> **Stated task**:
Starting at the line that contains "Write a Python" and stopping after the line that contains "import numpy", copy the lines exactly. Pictures are left out.

Charts and diagrams as code
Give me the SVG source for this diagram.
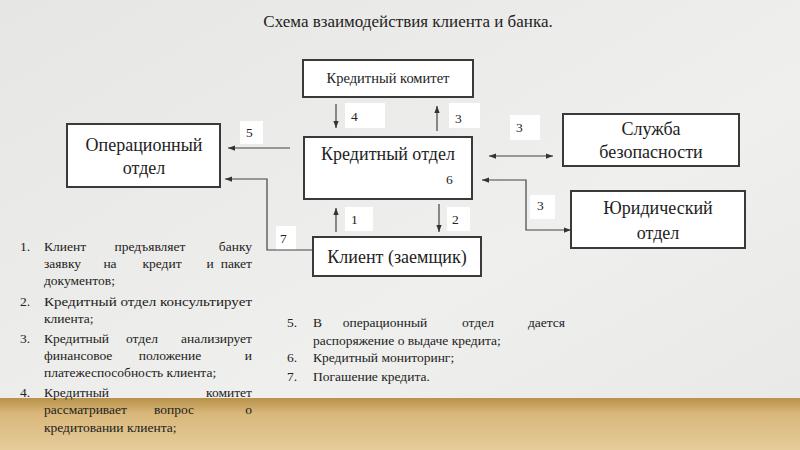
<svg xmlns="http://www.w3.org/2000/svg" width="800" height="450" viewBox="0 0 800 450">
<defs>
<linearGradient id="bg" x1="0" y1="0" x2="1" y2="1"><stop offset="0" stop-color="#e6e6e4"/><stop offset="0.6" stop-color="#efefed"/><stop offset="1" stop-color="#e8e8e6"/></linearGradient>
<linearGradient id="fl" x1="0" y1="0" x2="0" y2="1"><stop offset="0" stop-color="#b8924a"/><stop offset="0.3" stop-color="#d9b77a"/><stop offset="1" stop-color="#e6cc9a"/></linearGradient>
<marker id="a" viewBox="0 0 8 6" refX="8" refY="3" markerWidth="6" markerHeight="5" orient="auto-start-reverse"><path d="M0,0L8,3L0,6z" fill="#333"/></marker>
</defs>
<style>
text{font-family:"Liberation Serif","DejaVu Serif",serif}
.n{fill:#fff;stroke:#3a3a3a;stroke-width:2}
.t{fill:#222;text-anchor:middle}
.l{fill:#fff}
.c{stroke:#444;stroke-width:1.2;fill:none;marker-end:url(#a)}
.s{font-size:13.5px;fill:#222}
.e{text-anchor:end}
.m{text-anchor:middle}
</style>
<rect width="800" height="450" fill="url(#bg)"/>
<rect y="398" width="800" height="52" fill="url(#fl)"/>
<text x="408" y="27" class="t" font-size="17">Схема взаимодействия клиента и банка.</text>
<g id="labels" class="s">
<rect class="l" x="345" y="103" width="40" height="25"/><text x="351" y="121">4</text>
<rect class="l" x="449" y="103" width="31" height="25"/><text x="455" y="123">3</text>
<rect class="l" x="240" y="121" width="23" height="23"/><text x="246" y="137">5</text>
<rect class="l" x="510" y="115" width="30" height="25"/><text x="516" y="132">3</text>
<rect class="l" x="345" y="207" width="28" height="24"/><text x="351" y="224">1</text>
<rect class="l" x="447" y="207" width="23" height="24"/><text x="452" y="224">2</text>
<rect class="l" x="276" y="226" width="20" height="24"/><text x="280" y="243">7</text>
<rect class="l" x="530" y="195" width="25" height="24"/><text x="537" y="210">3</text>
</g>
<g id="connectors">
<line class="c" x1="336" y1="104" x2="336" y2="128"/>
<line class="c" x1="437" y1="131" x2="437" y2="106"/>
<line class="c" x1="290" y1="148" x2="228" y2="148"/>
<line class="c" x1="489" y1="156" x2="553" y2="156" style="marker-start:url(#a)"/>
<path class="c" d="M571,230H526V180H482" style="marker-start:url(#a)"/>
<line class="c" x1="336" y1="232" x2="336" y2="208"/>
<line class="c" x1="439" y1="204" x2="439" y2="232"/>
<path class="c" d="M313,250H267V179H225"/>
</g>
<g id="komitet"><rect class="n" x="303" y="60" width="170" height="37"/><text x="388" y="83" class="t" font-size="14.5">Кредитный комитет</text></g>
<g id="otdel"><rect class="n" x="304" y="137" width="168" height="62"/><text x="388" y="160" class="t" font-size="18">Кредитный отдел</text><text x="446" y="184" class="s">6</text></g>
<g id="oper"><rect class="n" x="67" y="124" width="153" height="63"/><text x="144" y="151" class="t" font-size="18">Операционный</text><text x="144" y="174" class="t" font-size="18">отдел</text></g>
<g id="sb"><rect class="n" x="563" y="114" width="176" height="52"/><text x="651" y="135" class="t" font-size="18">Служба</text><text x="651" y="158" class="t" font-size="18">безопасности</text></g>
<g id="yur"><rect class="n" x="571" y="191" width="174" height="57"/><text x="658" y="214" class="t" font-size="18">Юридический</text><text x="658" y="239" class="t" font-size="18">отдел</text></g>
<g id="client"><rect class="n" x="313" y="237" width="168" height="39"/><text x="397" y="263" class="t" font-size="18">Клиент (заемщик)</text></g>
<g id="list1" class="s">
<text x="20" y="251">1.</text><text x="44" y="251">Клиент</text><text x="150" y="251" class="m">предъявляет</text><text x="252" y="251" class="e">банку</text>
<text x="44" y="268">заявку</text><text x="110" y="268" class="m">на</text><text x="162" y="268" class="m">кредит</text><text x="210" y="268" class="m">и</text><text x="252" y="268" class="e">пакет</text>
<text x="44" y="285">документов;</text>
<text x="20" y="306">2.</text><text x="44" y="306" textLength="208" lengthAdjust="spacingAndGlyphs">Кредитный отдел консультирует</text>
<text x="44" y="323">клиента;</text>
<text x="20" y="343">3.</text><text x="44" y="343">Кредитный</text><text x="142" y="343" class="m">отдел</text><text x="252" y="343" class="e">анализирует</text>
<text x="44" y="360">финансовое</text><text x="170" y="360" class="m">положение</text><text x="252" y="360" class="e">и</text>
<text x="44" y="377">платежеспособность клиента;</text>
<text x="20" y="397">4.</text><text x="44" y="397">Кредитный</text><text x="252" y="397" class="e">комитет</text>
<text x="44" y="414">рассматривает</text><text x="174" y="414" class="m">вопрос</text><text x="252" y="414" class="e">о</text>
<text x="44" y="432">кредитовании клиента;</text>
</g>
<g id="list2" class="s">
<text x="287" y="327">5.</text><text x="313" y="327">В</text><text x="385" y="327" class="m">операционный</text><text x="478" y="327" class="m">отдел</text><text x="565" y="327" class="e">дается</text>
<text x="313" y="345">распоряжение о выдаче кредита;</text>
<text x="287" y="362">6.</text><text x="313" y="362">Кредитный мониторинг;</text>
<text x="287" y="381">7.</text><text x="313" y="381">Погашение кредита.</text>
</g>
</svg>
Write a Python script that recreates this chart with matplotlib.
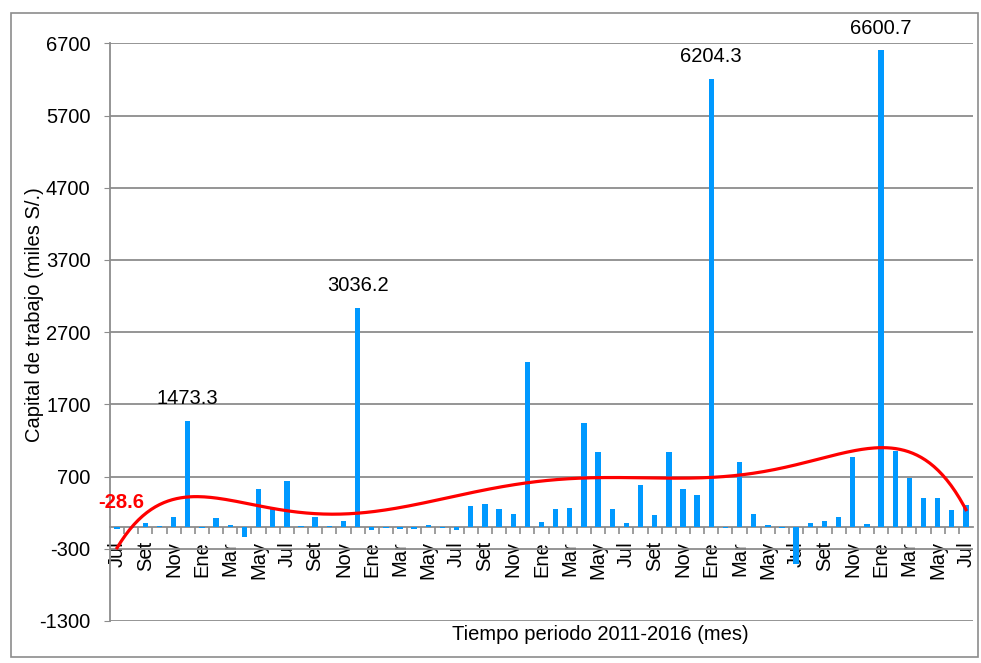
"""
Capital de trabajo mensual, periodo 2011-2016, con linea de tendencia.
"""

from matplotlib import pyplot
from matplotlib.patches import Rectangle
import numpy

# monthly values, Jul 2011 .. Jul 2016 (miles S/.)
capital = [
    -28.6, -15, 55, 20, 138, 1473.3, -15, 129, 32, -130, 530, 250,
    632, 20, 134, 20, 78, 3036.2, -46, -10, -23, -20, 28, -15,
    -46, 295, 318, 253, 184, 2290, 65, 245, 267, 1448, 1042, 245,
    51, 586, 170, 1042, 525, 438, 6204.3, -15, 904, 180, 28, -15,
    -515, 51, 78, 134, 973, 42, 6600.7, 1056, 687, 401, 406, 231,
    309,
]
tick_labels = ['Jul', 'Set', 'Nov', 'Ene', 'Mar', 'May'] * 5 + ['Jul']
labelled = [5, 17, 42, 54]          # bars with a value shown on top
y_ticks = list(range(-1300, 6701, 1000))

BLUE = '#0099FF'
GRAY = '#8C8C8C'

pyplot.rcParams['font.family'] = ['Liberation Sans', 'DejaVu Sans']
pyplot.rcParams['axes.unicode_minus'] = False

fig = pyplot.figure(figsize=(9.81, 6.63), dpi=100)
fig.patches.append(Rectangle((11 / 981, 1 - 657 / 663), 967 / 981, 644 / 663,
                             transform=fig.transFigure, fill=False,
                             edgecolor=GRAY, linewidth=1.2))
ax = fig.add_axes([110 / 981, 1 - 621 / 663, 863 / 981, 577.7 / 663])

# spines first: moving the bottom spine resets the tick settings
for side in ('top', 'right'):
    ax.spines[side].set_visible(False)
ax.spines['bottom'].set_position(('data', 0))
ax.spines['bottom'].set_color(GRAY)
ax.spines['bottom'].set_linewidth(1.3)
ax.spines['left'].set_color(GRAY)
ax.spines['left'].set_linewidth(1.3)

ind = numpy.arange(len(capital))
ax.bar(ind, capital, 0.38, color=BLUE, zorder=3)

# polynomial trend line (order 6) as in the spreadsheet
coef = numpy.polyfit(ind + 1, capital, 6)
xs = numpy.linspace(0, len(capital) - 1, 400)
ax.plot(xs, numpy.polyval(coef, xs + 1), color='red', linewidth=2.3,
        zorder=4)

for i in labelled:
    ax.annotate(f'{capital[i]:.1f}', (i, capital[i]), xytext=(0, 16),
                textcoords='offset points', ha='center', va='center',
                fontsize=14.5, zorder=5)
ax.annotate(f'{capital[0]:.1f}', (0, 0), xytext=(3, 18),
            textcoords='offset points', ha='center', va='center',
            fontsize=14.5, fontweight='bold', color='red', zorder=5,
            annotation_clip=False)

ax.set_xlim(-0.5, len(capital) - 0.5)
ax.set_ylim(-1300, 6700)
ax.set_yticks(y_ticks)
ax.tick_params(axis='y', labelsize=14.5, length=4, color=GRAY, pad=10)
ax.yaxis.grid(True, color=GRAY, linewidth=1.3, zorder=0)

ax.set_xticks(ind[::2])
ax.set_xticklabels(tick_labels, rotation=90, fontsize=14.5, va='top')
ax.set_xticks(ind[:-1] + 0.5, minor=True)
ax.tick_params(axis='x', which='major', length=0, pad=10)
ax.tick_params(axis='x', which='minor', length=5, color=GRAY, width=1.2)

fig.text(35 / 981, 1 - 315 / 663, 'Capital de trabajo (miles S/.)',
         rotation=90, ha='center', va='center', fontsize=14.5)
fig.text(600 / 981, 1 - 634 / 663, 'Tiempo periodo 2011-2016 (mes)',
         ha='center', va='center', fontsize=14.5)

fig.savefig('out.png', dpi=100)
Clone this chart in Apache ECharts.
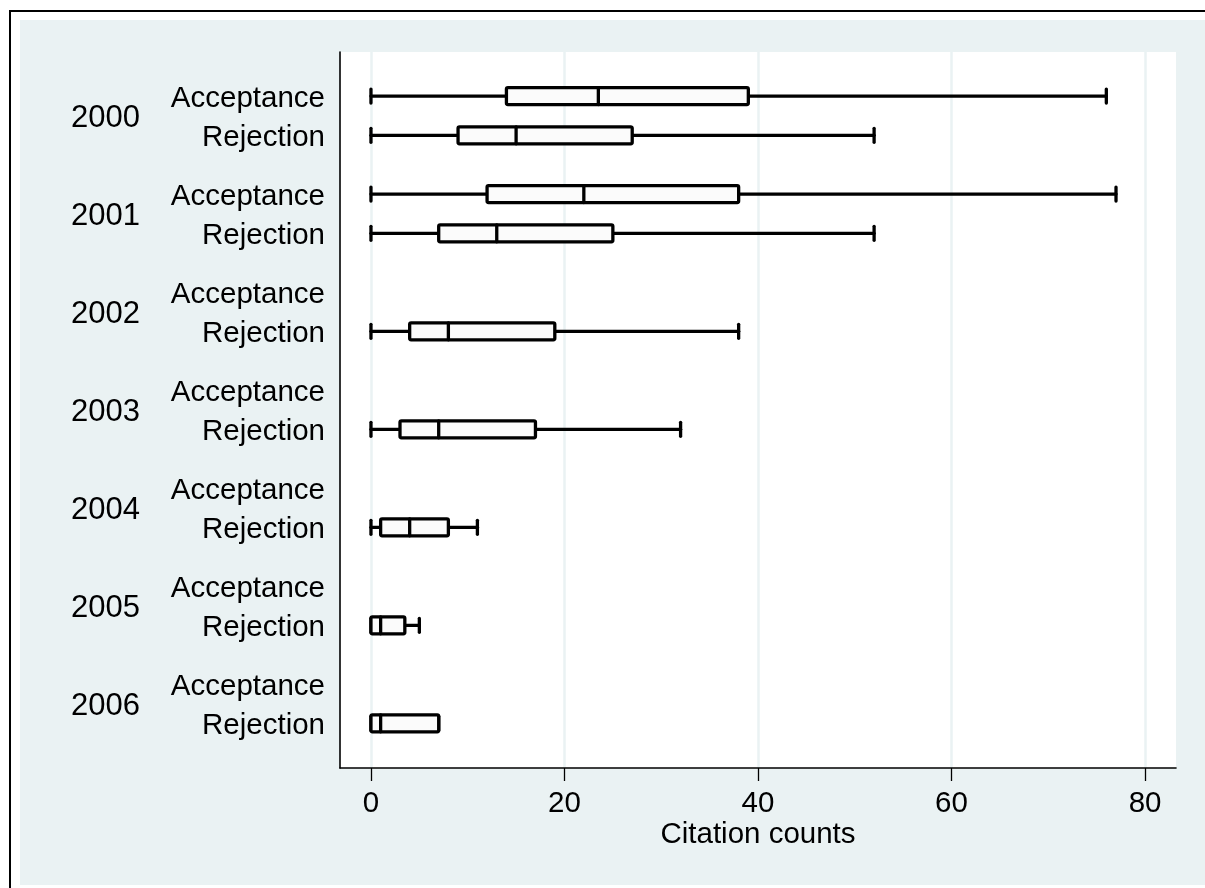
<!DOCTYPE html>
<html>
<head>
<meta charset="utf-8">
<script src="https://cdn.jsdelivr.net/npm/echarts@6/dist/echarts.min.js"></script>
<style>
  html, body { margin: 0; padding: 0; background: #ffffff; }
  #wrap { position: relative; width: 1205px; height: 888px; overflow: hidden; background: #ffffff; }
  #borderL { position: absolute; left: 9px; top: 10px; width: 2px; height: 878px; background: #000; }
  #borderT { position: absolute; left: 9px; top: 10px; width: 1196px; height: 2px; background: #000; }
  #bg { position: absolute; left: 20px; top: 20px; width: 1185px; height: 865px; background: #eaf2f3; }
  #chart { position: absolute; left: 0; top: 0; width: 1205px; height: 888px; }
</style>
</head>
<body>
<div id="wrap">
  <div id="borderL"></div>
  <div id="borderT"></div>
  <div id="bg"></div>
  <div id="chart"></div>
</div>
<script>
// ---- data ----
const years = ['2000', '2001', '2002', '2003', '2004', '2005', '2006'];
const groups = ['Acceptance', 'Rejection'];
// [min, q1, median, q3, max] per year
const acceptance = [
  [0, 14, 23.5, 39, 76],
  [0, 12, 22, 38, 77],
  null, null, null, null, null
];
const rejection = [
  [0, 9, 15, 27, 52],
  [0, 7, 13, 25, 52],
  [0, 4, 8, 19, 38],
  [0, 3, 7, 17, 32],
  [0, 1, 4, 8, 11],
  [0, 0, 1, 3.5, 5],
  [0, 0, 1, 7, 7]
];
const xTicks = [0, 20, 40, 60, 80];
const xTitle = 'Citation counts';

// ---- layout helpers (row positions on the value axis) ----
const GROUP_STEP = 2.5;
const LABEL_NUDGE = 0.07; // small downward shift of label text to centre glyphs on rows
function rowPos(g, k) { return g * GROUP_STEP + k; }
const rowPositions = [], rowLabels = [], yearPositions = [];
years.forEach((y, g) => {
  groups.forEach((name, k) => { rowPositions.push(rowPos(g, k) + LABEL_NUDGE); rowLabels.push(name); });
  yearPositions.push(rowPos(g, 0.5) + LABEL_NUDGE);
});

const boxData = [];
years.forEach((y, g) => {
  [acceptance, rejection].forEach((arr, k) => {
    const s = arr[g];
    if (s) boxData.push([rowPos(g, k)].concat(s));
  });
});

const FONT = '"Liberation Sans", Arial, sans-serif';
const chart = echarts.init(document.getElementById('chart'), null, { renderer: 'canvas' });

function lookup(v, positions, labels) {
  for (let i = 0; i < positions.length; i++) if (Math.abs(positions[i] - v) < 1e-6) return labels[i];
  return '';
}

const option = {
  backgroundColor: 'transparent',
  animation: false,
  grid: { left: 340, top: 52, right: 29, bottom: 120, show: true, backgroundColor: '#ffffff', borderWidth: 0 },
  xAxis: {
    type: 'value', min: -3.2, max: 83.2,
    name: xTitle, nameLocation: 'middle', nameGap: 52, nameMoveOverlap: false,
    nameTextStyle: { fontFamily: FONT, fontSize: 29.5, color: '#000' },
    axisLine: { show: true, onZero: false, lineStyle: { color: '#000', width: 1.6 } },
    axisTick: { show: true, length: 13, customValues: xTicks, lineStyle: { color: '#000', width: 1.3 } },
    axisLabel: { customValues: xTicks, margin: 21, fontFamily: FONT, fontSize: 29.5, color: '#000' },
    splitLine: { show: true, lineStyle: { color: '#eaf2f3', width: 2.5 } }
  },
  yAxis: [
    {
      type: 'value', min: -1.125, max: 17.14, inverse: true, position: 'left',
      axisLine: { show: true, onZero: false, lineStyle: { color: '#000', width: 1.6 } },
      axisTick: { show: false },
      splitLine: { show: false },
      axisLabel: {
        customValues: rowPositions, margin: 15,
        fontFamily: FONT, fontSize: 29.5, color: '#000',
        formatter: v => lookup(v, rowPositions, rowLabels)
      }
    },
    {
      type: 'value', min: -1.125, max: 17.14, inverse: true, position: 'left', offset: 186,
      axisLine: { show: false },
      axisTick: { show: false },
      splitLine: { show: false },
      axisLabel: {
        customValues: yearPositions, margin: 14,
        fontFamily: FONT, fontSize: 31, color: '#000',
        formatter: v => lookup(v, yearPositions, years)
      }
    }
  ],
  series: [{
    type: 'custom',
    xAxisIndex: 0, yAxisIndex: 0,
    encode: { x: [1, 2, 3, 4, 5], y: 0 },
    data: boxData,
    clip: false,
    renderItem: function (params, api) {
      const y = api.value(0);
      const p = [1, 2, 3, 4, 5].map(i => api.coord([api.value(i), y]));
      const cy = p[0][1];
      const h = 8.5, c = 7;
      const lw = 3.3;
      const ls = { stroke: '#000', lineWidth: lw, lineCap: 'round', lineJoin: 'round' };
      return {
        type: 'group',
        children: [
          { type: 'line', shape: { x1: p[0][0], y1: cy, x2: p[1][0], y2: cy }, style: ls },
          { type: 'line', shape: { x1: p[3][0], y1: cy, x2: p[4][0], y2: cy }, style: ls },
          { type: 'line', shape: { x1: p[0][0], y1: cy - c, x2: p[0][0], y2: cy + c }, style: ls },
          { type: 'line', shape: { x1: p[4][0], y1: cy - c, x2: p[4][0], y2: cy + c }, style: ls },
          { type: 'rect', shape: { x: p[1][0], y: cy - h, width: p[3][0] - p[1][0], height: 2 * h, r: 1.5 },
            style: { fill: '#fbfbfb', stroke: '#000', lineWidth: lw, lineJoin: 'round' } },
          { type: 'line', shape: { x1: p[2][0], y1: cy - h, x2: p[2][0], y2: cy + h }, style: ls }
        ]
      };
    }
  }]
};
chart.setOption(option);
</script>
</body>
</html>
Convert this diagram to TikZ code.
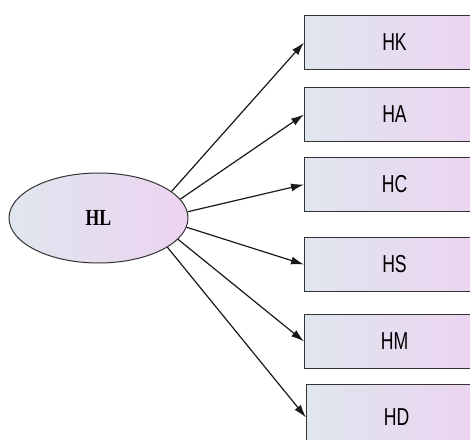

> **The solution**:
Write a Python script that recreates this chart with matplotlib.
"""
Capital de trabajo mensual, periodo 2011-2016, con linea de tendencia.
"""

from matplotlib import pyplot
from matplotlib.patches import Rectangle
import numpy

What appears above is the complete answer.